An anonymous reader shares a Business Insider report:If you're itching to start a company out of a garage, then you shouldn't pick up and move to Silicon Valley, according to Google cofounder Sergey Brin. It's easier to start a company outside the Valley than in it, he said onstage at the Global Entrepreneurship Summit. "I know that sort of contradicts what everyone here has been saying," he said with a laugh. "During the boom cycles, the expectations around the costs -- real estate, salaries -- the expectations people and employees have ... it can be hard to make a scrappy initial business that's self-sustaining," he said. "Whereas in other parts of the world you might have an easier time for that."But he adds that Silicon Valley is good for scaling that opportunity.

4 of 103 comments (clear)

  1. Translation by Bovius · · Score: 5, Insightful

    "Do the riskiest part of starting a business somewhere else.

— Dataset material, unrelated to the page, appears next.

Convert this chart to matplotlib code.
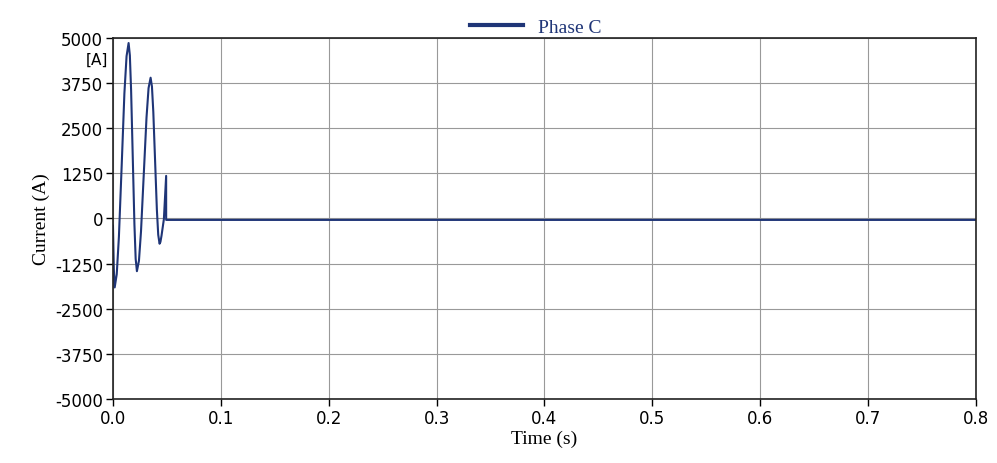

Then, when it reaches maximum future potential, bring it to Silicon Valley so we can buy it out from under you for a song and make a ton of money."

  2. location, location, location by Thud457 · · Score: 4, Insightful

    payroll's a bitch when your employees have to be millionaires to afford their very own hovel.

    --

    the preceding comment is my own and in no way reflects the opinion of the Joint Chiefs of Staff

  3. Other places are better by DidgetMaster · · Score: 4, Interesting

    There are many places around the country (or the world) that have good talent and moderate to cheap living expenses. Those are the best places to get a tech business off the ground. You will probably have more trouble finding funding for your idea, but startup costs are much lower than in Silicon Valley. I am trying to start up my own business and it is a lot of trouble to find investors. It can be depressing to read about guys with great connections in SV who get $20 million in funding for some idea with a potential of about 10% of what you think your idea will do; yet you can't seem to get even seed funding of much smaller amounts. It drives you insane when someone gets $100 million in funding for a really bad idea that you know will crash and burn in just a year or two.

  4. Re:But the Web 2.0 bubble has already burst. by DiSKiLLeR · · Score: 4, Interesting

    Erm, no.

    It is reality sinking in but it is not a bubble bursting.

    The dot com bubble of 2000 was a bubble bursting.

    The housing crash of 2007 was a bubble bursting.

    But prices of companies, real estate, and so on regularly go up and down and sometimes go down sharply (eg. LinkedIn) when 'reality kicks in' but that that not automatically mean a bubble has burst.

    They're too different events - one is of a smaller scale the other is of a much LARGER scale that results in a large economy wide event that impacts everyone.

    --
    You can tell how powerful someone is by the magnitude of the crime they can commit and be able to get away with.